This article appeared in the Arizona Daily Sun on May 24, 2005.
Suns dig deep hole
By Ed Odeven
PHOENIX — “He’s our guy.”
That’s Tim Duncan’s value to his team, according to San Antonio Spurs coach Gregg Popovich.
In Game 2 of the Western Conference finals, Duncan proved it once again, hitting 9 of 12 shots from the field in the second half to lead the poised, playoff-tested Spurs to a 111-108 victory over the Phoenix Suns.
The two-time NBA MVP was 1-for-7 from the field in the first half, but when it mattered most, his shots found the bottom of the net with regularity.
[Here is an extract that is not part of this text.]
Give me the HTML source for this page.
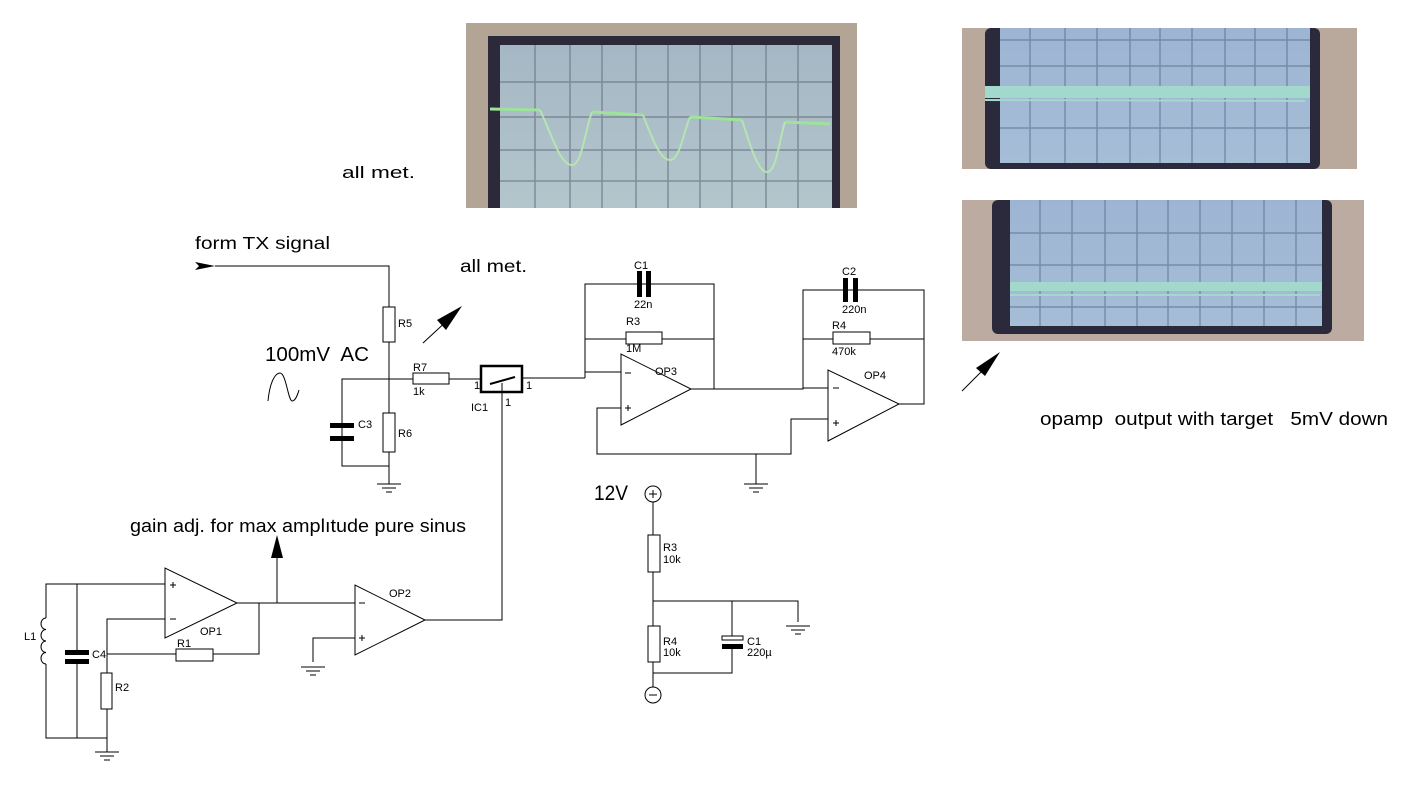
<!DOCTYPE html>
<html><head><meta charset="utf-8"><style>
html,body{margin:0;padding:0;background:#fff;}
svg{display:block;}
text{font-family:"Liberation Sans",Arial,sans-serif;fill:#000;}
</style></head><body>
<svg width="1415" height="785" viewBox="0 0 1415 785" xmlns="http://www.w3.org/2000/svg">
<defs>
<linearGradient id="scr" x1="0" y1="0" x2="0" y2="1">
<stop offset="0" stop-color="#a4b7c4"/><stop offset="1" stop-color="#b4c6cc"/></linearGradient>
<linearGradient id="scr2" x1="0" y1="0" x2="0" y2="1">
<stop offset="0" stop-color="#9db5d3"/><stop offset="1" stop-color="#a6bdd6"/></linearGradient>
</defs>

<!-- Photo 1 -->
<rect x="466" y="23" width="391" height="185" fill="#b3a596"/>
<rect x="488" y="36" width="352" height="172" fill="#2c2a3a"/>
<rect x="500" y="45" width="332" height="163" fill="url(#scr)"/>
<g stroke="#6a7585" stroke-width="1.5" opacity="0.7">
<line x1="535" y1="45" x2="535" y2="208"/><line x1="570" y1="45" x2="570" y2="208"/><line x1="602" y1="45" x2="602" y2="208"/><line x1="636" y1="45" x2="636" y2="208"/><line x1="668" y1="45" x2="668" y2="208"/><line x1="700" y1="45" x2="700" y2="208"/><line x1="732" y1="45" x2="732" y2="208"/><line x1="766" y1="45" x2="766" y2="208"/><line x1="798" y1="45" x2="798" y2="208"/>
<line x1="500" y1="82" x2="832" y2="82"/><line x1="500" y1="117" x2="832" y2="117"/><line x1="500" y1="150" x2="832" y2="150"/><line x1="500" y1="181" x2="832" y2="181"/>
</g>
<g fill="none" stroke="#9ee39a" stroke-width="3">
<line x1="490" y1="109" x2="540" y2="110"/>
<line x1="592" y1="112" x2="643" y2="115"/>
<line x1="690" y1="117" x2="742" y2="120"/>
<line x1="785" y1="122" x2="830" y2="124"/>
</g>
<g fill="none" stroke="#b8e8b0" stroke-width="2" opacity="0.9">
<path d="M540,110 C552,135 560,165 572,165 C582,165 585,130 592,112"/>
<path d="M643,115 C652,138 660,160 670,160 C680,160 684,130 690,117"/>
<path d="M742,120 C750,145 758,172 767,172 C777,172 780,135 785,122"/>
</g>

<!-- Photo 2 -->
<rect x="962" y="28" width="395" height="141" fill="#b9a99c"/>
<rect x="985" y="28" width="335" height="141" fill="#2a2a3c" rx="6"/>
<rect x="1000" y="28" width="310" height="135" fill="url(#scr2)"/>
<g stroke="#5b6f8f" stroke-width="1.5" opacity="0.6">
<line x1="1030" y1="28" x2="1030" y2="163"/><line x1="1065" y1="28" x2="1065" y2="163"/><line x1="1097" y1="28" x2="1097" y2="163"/><line x1="1130" y1="28" x2="1130" y2="163"/><line x1="1160" y1="28" x2="1160" y2="163"/><line x1="1192" y1="28" x2="1192" y2="163"/><line x1="1225" y1="28" x2="1225" y2="163"/><line x1="1255" y1="28" x2="1255" y2="163"/><line x1="1287" y1="28" x2="1287" y2="163"/>
<line x1="1000" y1="40" x2="1310" y2="40"/><line x1="1000" y1="66" x2="1310" y2="66"/><line x1="1000" y1="128" x2="1310" y2="128"/>
</g>
<rect x="985" y="86" width="325" height="12" fill="#a3d9cc"/>
<line x1="985" y1="100" x2="1305" y2="101" stroke="#a3d9cc" stroke-width="2"/>

<!-- Photo 3 -->
<rect x="962" y="200" width="402" height="141" fill="#bcaba0"/>
<rect x="992" y="200" width="340" height="134" fill="#2a2a3c" rx="6"/>
<rect x="1010" y="200" width="312" height="126" fill="url(#scr2)"/>
<g stroke="#5b6f8f" stroke-width="1.5" opacity="0.6">
<line x1="1040" y1="200" x2="1040" y2="326"/><line x1="1072" y1="200" x2="1072" y2="326"/><line x1="1105" y1="200" x2="1105" y2="326"/><line x1="1137" y1="200" x2="1137" y2="326"/><line x1="1168" y1="200" x2="1168" y2="326"/><line x1="1200" y1="200" x2="1200" y2="326"/><line x1="1232" y1="200" x2="1232" y2="326"/><line x1="1264" y1="200" x2="1264" y2="326"/><line x1="1296" y1="200" x2="1296" y2="326"/>
<line x1="1010" y1="233" x2="1322" y2="233"/><line x1="1010" y1="265" x2="1322" y2="265"/><line x1="1010" y1="307" x2="1322" y2="307"/>
</g>
<rect x="1010" y="282" width="312" height="9" fill="#a3d9cc"/>
<line x1="1010" y1="295" x2="1320" y2="295" stroke="#a3d9cc" stroke-width="2"/>

<!-- Text labels -->
<text x="342" y="178" font-size="17" textLength="73" lengthAdjust="spacingAndGlyphs">all met.</text>
<text x="195" y="249" font-size="17.5" textLength="135" lengthAdjust="spacingAndGlyphs">form TX signal</text>
<text x="460" y="272" font-size="17.5" textLength="67" lengthAdjust="spacingAndGlyphs">all met.</text>
<text x="265" y="361" font-size="20" xml:space="preserve" textLength="104" lengthAdjust="spacingAndGlyphs">100mV  AC</text>
<text x="130" y="532" font-size="18" textLength="336" lengthAdjust="spacingAndGlyphs">gain adj. for max amplıtude pure sinus</text>
<text x="1040" y="425" font-size="18" xml:space="preserve" textLength="348" lengthAdjust="spacingAndGlyphs">opamp  output with target   5mV down</text>
<text x="594" y="500" font-size="21" textLength="34" lengthAdjust="spacingAndGlyphs">12V</text>

<g stroke="#000" stroke-width="1" fill="none">
<polyline points="215,266 389,266 389,307"/>
<rect x="383" y="307" width="12" height="35" fill="#fff"/>
<line x1="389" y1="342" x2="389" y2="413"/>
<rect x="383" y="413" width="12" height="39" fill="#fff"/>
<polyline points="389,452 389,466 342,466 342,379 413,379"/>
<line x1="389" y1="466" x2="389" y2="484"/>
<rect x="413" y="373" width="36" height="11" fill="#fff"/>
<line x1="449" y1="379" x2="481" y2="379"/>
<path d="M268,401 C270,380 276,373 280,373 C286,373 288,400 292,401 C296,401 298,393 299,390"/>
<line x1="423" y1="343" x2="450" y2="318"/>
<line x1="962" y1="391" x2="988" y2="365"/>
<rect x="481" y="366" width="41" height="26" stroke-width="2.5"/>
<line x1="490" y1="384" x2="515" y2="377" stroke-width="2"/>
<polyline points="522,378 585,378"/>
<polyline points="502,383 502,620 425,620"/>
<polyline points="585,378 585,284 714,284 714,389"/>
<line x1="585" y1="339" x2="626" y2="339"/>
<line x1="661" y1="339" x2="714" y2="339"/>
<rect x="626" y="332" width="36" height="12" fill="#fff"/>
<line x1="585" y1="372" x2="621" y2="372"/>
<polygon points="621,354 621,425 691,389" fill="#fff"/>
<polyline points="621,408 597,408 597,454 791,454 791,419 828,419"/>
<polyline points="691,389 803,389 803,388 828,388"/>
<polyline points="756,454 756,484"/>
<polyline points="803,388 803,290 924,290 924,404 899,404"/>
<line x1="803" y1="339" x2="833" y2="339"/>
<line x1="870" y1="339" x2="924" y2="339"/>
<rect x="833" y="332" width="37" height="12" fill="#fff"/>
<polygon points="828,370 828,441 899,404" fill="#fff"/>
<polygon points="165,568 165,638 237,603" fill="#fff"/>
<polyline points="165,584 46,584 46,618"/>
<polyline points="46,664 46,738 107,738"/>
<line x1="77" y1="584" x2="77" y2="651"/><line x1="77" y1="660" x2="77" y2="738"/>
<polyline points="165,619 107,619 107,673"/>
<line x1="107" y1="709" x2="107" y2="752"/>
<rect x="101" y="673" width="11" height="36" fill="#fff"/>
<polyline points="107,654 176,654"/>
<rect x="176" y="649" width="37" height="12" fill="#fff"/>
<polyline points="213,654 259,654 259,603"/>
<line x1="237" y1="603" x2="355" y2="603"/>
<line x1="277" y1="603" x2="277" y2="555"/>
<polygon points="355,585 355,655 425,620" fill="#fff"/>
<polyline points="355,638 313,638 313,662"/>
<circle cx="653" cy="494" r="8"/>
<line x1="653" y1="502" x2="653" y2="535"/>
<rect x="648" y="535" width="12" height="37" fill="#fff"/>
<line x1="653" y1="572" x2="653" y2="626"/>
<rect x="648" y="626" width="12" height="36" fill="#fff"/>
<polyline points="653,662 653,673 732,673 732,646"/>
<line x1="653" y1="687" x2="653" y2="673"/>
<circle cx="653" cy="695" r="8"/>
<polyline points="653,601 798,601 798,622"/>
<line x1="732" y1="601" x2="732" y2="637"/>
<rect x="722" y="636" width="21" height="4" fill="#fff"/>
<path d="M46,618 a5,5.75 0 0 0 0,11.5 a5,5.75 0 0 0 0,11.5 a5,5.75 0 0 0 0,11.5 a5,5.75 0 0 0 0,11.5"/>
</g>

<g stroke="#000" stroke-width="1">
<line x1="649" y1="494" x2="657" y2="494"/><line x1="653" y1="490" x2="653" y2="498"/>
<line x1="649" y1="695" x2="657" y2="695"/>
<line x1="625" y1="373" x2="631" y2="373"/><line x1="625" y1="408" x2="631" y2="408"/><line x1="628" y1="405" x2="628" y2="411"/>
<line x1="833" y1="388" x2="839" y2="388"/><line x1="833" y1="423" x2="839" y2="423"/><line x1="836" y1="420" x2="836" y2="426"/>
<line x1="170" y1="585" x2="176" y2="585"/><line x1="173" y1="582" x2="173" y2="588"/><line x1="170" y1="619" x2="176" y2="619"/>
<line x1="359" y1="603" x2="365" y2="603"/><line x1="359" y1="638" x2="365" y2="638"/><line x1="362" y1="635" x2="362" y2="641"/>
</g>
<g stroke="#000" stroke-width="1">
<line x1="377" y1="484" x2="401" y2="484"/><line x1="382" y1="488" x2="396" y2="488"/><line x1="386" y1="492" x2="392" y2="492"/>
<line x1="744" y1="484" x2="768" y2="484"/><line x1="749" y1="488" x2="763" y2="488"/><line x1="753" y1="492" x2="759" y2="492"/>
<line x1="95" y1="752" x2="119" y2="752"/><line x1="100" y1="756" x2="114" y2="756"/><line x1="104" y1="760" x2="110" y2="760"/>
<line x1="301" y1="667" x2="325" y2="667"/><line x1="306" y1="671" x2="320" y2="671"/><line x1="310" y1="675" x2="316" y2="675"/>
<line x1="786" y1="626" x2="810" y2="626"/><line x1="791" y1="630" x2="805" y2="630"/><line x1="795" y1="634" x2="801" y2="634"/>
</g>
<rect x="330" y="423" width="24" height="5" fill="#000"/><rect x="330" y="436" width="24" height="5" fill="#000"/>
<rect x="637" y="271" width="5" height="26" fill="#000"/><rect x="646" y="271" width="5" height="26" fill="#000"/>
<rect x="843" y="278" width="5" height="24" fill="#000"/><rect x="853" y="278" width="5" height="24" fill="#000"/>
<rect x="65" y="650" width="24" height="5" fill="#000"/><rect x="65" y="659" width="24" height="5" fill="#000"/>
<rect x="722" y="644" width="21" height="5" fill="#000"/>
<polygon points="195,262 215,266 195,270 199,266" fill="#000"/>
<polygon points="462,306 446,330 437,320" fill="#000"/>
<polygon points="1000,352 985,376 976,368" fill="#000"/>
<polygon points="277,535 271,558 283,558" fill="#000"/>

<g font-size="11">
<text x="398" y="327">R5</text>
<text x="398" y="437">R6</text>
<text x="358" y="428">C3</text>
<text x="413" y="371">R7</text>
<text x="413" y="395">1k</text>
<text x="474" y="389">1</text>
<text x="526" y="389">1</text>
<text x="471" y="411">IC1</text>
<text x="505" y="406">1</text>
<text x="634" y="269">C1</text>
<text x="634" y="308">22n</text>
<text x="626" y="325">R3</text>
<text x="626" y="352">1M</text>
<text x="655" y="375">OP3</text>
<text x="842" y="275">C2</text>
<text x="842" y="313">220n</text>
<text x="832" y="329">R4</text>
<text x="832" y="355">470k</text>
<text x="864" y="379">OP4</text>
<text x="200" y="635">OP1</text>
<text x="177" y="647">R1</text>
<text x="92" y="658">C4</text>
<text x="115" y="691">R2</text>
<text x="24" y="640">L1</text>
<text x="389" y="597">OP2</text>
<text x="663" y="551">R3</text>
<text x="663" y="563">10k</text>
<text x="663" y="645">R4</text>
<text x="663" y="656">10k</text>
<text x="747" y="645">C1</text>
<text x="747" y="656">220µ</text>
</g>
</svg>
</body></html>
He scored 25 of his 30 points in the second half, including 14 in the final quarter.
Young star Manu Ginobili, who led Argentina to the Olympic gold medal in Athens last summer, scored 14 of his 26 points in the decisive quarter.
The series shifts back to San Antonio for Game 3 Saturday. Trailing 0-2, the Suns will try to become the first team in NBA history to win a conference finals series after losing the first two games at home.
“Our backs are to the wall,” said Suns forward Shawn Marion, who had 11 points and 12 rebounds. “The bright side of it is that we’ve got the (league’s) best record on the road (31-10 during the regular season). We just have to go out there and try to get this done on the road.”
Especially in the fourth quarter.
The Suns haven’t been able to finish games, particularly on the defensive end — in the fourth quarter against San Antonio. They allowed 43 points in the final stanza Sunday and were outscored 31-23 Tuesday.
Duncan certainly understands the Suns’ frustration. Or as he put it: “The Suns shot almost 56 percent and they lost. I mean, they have got to be thinking, what more can we do?”
“We did not make a stop when we had to,” Suns coach Mike D’Antoni said.
The Suns trailed by 10 points in both of the first two games at home after one quarter, but they found themselves in the thick of things entering the final quarter in both games.
Trailing 97-94 with 5:43 left Tuesday, the Spurs used a 13-5 spurt to pull ahead 107-102 at the 1:19 mark.
Tony Parker, who scored 24 points on 10-of-18 shooting by slicing his way to the hole with ease, converted a layup to start the run. After Marion missed a short J, Parker made another inside bucket.
The Suns retook the lead at 102-100 on Steve Nash’s pull-up 3 with 2:56 to go. The Spurs called a timeout. Then they ran a set play and got the ball to one of their steady, clutch performers — Robert Horry.
The 13-year veteran, who owns five championship rings, knocked down a 3 from the right wing to give the Spurs a 103-102 lead at the 2:31 mark
Phoenix never regained the lead.
“It was huge. It’s what he does and we will often run things for him to shoot that. … He’s confident with it and he did it again,” Popovich said of Horry.
The Suns scored enough points to win a basketball game, but again, the Spurs got too many good looks, too many open, uncontested shots in the fourth. On Sunday, the Spurs made 71 percent of their shots in the fourth quarter; Tuesday’s numbers were similar: 70.7 percent, or 12 of 17.
“Our guys are pretty new to this,” Nash said, “and I think it shows, not necessarily in the lack of production from our guys but in the super production of their guys.”
Amare Stoudemire poured in a game-best 37 points and Steve Nash had 29 and 15 assists. The NBA’s 2004-05 MVP has four straight playoff games of 25 or more points and 15 or more assists (Michael Jordan and Oscar Robertson are the only guys to do it three straight games). Quentin Richardson rebounded from a seven-point outing in Game 1 to score 18, while Steven Hunter scored seven points off the bench.
“Again I thought we played well enough to win,” D’Antoni said.
But they failed to convert in crunch time.
They missed four layups in the final minute. Nash’s 3-pointer at the buzzer was off the mark, too.
“Playoff games, the game is so close, just a couple of mistakes and you lose the game. So we didn’t do it,” Ginobili said.
Said Nash: “I still think we were good enough to win a game tonight and if we play as well as we did tonight we have got a great chance to win the next game.
“So we just have to stay positive and hungry and go out there and give ourselves a chance again.”
Both teams had big runs in the first half. The Spurs used a 14-2 spurt to take a 26-13 lead in the first quarter, the biggest lead of the game.
The Suns answered with a 13-0 run to make it 40-38 at the 6:49 mark of the second after Stoudemire hit a short J in the lane. He had eight points during the run, asserting himself with strong inside moves in the paint.
The Suns may face an uphill battle as they try to stave off elimination, but don’t expect them to feel hopeless.
“My confidence is always high,” Stoudemire said. “It’s never going to change as long as I live.
“We just have to go into San Antonio and play extremely hard.”